WORK INSTRUCTIONS
Identify, in the records below, every line where the string "this" appears, and copy each such line.

GIVEN DATA
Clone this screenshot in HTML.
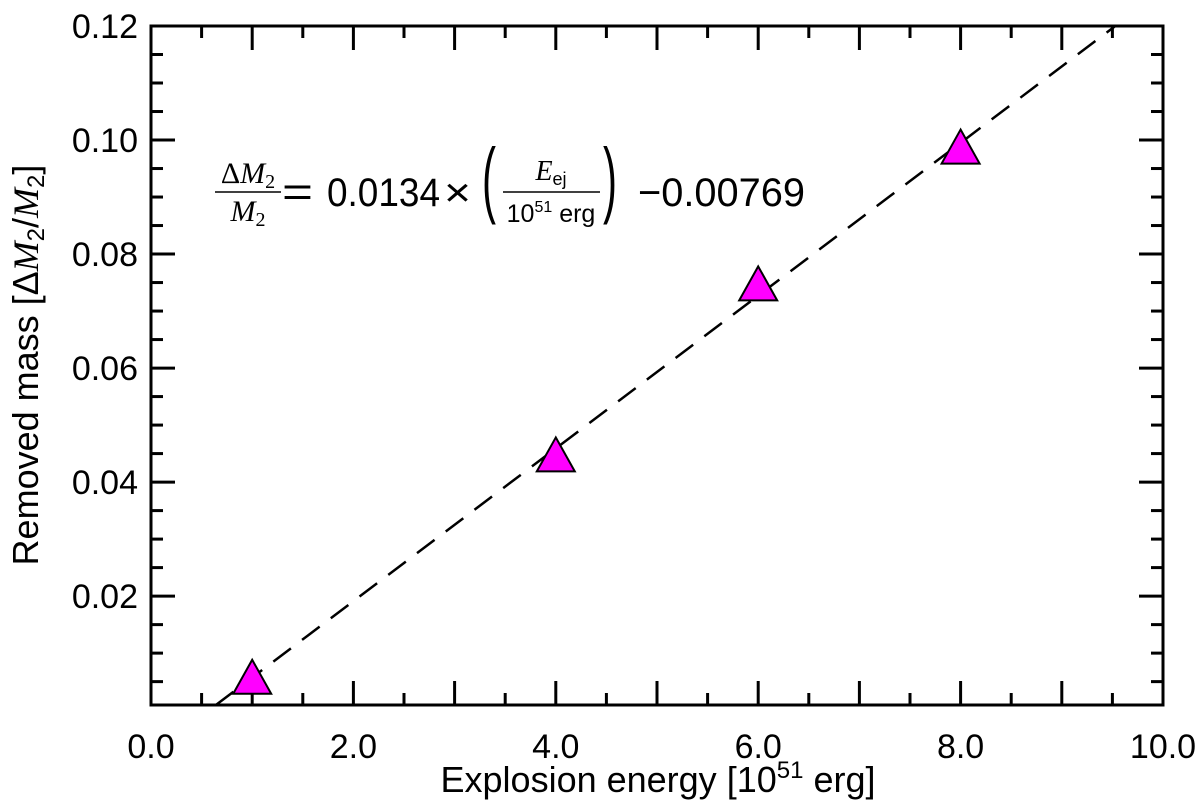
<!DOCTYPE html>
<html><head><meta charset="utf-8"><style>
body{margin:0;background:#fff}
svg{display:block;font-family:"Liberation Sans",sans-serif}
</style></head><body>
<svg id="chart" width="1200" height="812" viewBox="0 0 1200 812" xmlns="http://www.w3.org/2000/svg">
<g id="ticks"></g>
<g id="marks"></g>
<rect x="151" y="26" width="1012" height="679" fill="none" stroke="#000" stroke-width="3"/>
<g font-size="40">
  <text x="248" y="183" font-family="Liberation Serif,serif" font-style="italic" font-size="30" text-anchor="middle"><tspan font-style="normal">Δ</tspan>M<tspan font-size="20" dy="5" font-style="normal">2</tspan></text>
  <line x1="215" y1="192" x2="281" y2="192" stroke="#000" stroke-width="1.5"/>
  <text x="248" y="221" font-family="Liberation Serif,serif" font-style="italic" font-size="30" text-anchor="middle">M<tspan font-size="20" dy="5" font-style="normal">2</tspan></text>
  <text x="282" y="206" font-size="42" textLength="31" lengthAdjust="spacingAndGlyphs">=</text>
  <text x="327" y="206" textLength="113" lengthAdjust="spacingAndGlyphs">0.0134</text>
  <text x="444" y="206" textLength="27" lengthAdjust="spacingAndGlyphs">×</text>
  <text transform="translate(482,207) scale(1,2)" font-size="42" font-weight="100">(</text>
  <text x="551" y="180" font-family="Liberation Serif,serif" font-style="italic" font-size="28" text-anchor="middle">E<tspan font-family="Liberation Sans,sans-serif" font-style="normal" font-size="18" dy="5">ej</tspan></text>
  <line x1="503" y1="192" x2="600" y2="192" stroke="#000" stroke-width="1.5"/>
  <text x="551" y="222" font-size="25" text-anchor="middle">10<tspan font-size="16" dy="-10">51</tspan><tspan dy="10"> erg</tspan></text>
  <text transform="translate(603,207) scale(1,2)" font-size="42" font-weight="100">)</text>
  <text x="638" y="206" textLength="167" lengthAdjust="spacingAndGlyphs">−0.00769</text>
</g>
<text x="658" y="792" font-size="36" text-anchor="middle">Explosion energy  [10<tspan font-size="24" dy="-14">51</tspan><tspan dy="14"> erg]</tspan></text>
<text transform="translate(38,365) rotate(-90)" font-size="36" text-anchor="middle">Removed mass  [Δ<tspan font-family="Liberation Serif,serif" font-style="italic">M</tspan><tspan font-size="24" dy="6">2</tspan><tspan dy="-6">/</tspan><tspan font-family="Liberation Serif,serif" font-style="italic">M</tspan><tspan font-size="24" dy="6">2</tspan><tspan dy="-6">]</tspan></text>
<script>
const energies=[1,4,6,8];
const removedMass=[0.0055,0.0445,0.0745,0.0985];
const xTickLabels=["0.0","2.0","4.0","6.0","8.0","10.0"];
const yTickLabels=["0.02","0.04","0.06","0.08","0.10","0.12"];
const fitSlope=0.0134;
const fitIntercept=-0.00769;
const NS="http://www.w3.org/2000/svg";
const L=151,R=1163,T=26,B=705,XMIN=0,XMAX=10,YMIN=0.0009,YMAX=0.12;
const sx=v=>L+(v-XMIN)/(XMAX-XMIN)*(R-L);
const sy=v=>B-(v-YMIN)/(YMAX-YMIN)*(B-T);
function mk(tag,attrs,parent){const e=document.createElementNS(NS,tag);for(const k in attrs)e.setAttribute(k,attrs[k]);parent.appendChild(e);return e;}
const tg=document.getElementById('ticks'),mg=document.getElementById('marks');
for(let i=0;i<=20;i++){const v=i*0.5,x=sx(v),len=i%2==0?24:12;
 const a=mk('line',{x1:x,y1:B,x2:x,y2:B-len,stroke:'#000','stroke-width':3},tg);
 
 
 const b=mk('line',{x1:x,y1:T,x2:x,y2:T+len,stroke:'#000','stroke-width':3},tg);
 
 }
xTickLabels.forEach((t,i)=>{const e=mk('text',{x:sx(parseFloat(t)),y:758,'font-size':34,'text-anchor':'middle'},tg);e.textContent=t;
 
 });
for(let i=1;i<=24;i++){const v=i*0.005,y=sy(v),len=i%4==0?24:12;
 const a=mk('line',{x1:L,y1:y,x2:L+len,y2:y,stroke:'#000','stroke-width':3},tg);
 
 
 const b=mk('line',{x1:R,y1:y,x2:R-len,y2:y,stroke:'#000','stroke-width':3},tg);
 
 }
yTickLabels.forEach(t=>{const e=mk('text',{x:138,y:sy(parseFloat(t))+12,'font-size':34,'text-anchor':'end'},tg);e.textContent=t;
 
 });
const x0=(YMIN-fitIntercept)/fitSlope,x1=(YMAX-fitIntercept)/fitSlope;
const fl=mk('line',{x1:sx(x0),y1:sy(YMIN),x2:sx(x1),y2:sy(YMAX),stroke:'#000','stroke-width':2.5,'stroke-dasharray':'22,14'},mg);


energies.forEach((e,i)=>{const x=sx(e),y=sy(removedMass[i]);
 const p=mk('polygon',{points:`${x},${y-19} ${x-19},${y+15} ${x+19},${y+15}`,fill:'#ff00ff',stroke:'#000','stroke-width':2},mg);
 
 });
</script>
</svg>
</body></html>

---

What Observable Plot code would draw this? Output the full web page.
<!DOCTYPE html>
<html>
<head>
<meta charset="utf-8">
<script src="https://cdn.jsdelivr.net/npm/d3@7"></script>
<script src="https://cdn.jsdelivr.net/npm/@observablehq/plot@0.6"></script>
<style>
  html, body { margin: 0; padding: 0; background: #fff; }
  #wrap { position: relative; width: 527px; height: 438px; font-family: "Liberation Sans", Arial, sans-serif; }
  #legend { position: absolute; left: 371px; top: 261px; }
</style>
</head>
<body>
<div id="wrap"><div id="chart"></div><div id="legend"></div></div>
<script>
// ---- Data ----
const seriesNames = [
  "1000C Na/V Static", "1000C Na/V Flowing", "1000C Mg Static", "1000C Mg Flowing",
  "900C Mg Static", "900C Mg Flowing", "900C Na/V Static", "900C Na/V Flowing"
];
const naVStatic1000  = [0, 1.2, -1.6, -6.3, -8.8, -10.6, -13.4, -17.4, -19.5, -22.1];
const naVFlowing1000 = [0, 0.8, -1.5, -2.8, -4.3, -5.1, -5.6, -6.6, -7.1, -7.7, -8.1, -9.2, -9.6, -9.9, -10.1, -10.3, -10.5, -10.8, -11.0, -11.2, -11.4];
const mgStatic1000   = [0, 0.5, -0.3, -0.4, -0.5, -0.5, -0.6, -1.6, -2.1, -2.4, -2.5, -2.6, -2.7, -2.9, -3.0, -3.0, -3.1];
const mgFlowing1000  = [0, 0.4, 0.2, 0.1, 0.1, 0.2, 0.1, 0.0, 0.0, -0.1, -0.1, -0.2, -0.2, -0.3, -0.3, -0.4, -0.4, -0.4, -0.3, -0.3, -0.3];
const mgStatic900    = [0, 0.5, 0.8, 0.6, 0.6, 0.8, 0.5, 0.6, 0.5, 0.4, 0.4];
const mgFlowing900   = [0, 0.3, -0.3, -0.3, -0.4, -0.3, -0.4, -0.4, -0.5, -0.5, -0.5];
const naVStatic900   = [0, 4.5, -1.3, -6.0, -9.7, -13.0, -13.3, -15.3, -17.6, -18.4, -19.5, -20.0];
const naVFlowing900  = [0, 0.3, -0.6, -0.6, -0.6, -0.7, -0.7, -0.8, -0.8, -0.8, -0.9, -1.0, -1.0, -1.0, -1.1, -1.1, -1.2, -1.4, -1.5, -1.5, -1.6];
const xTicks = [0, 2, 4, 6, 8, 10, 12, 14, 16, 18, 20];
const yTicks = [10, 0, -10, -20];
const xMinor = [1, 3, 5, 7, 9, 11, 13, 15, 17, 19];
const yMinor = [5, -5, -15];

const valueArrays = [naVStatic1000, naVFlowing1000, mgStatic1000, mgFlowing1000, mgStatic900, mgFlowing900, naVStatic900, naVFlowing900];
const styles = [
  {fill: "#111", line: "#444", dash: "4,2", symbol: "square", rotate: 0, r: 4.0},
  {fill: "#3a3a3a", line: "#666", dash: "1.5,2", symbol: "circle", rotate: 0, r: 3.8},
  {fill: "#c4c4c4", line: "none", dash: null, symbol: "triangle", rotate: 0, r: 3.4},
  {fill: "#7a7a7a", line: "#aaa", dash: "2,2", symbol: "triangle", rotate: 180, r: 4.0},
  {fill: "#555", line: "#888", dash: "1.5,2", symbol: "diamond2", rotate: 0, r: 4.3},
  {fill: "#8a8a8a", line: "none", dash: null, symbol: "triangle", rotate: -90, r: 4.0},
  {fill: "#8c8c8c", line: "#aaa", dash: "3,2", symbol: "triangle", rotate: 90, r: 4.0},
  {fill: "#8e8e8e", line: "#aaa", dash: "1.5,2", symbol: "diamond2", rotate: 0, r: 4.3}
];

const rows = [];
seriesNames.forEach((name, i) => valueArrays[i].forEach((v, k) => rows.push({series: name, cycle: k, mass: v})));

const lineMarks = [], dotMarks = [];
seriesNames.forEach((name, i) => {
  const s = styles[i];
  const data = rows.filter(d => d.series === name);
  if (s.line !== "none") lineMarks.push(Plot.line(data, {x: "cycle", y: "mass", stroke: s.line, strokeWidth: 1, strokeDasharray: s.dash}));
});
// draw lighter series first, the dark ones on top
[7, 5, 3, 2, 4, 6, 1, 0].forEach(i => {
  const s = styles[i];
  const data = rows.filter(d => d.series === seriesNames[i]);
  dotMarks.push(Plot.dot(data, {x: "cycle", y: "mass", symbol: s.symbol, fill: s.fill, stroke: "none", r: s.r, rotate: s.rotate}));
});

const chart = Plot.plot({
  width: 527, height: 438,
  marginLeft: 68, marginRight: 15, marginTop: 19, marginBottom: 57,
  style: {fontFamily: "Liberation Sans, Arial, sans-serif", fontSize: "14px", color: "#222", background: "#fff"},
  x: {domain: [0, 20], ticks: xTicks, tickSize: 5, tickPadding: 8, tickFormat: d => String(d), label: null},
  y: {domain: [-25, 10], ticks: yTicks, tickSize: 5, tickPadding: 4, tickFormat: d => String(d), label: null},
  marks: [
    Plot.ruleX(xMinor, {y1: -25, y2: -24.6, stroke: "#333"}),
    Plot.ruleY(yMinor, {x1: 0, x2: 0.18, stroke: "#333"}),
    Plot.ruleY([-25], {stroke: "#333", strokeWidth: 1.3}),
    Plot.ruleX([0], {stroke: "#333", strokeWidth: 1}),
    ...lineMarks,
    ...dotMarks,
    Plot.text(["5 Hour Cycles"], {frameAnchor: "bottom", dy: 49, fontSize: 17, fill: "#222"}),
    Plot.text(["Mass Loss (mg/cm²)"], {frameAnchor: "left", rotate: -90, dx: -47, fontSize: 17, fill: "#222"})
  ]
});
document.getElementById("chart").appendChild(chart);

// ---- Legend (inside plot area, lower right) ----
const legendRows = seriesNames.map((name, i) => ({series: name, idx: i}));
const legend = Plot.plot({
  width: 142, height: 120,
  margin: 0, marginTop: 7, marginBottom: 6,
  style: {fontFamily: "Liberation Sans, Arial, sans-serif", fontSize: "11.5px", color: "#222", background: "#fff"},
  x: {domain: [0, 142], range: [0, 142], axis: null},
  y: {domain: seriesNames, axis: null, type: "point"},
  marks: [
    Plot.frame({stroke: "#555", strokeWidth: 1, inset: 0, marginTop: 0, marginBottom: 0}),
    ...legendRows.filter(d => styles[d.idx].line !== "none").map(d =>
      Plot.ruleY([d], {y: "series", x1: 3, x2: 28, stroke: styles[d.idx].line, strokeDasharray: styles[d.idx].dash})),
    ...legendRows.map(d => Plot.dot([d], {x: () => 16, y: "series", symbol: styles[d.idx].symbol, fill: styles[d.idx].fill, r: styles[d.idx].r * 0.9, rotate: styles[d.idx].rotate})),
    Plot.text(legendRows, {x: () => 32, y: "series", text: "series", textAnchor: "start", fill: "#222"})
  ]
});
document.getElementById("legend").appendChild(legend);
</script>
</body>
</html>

FINISHED EXERCISE
Clone this screenshot in HTML.
What Observable Plot code would draw this? Output the full web page.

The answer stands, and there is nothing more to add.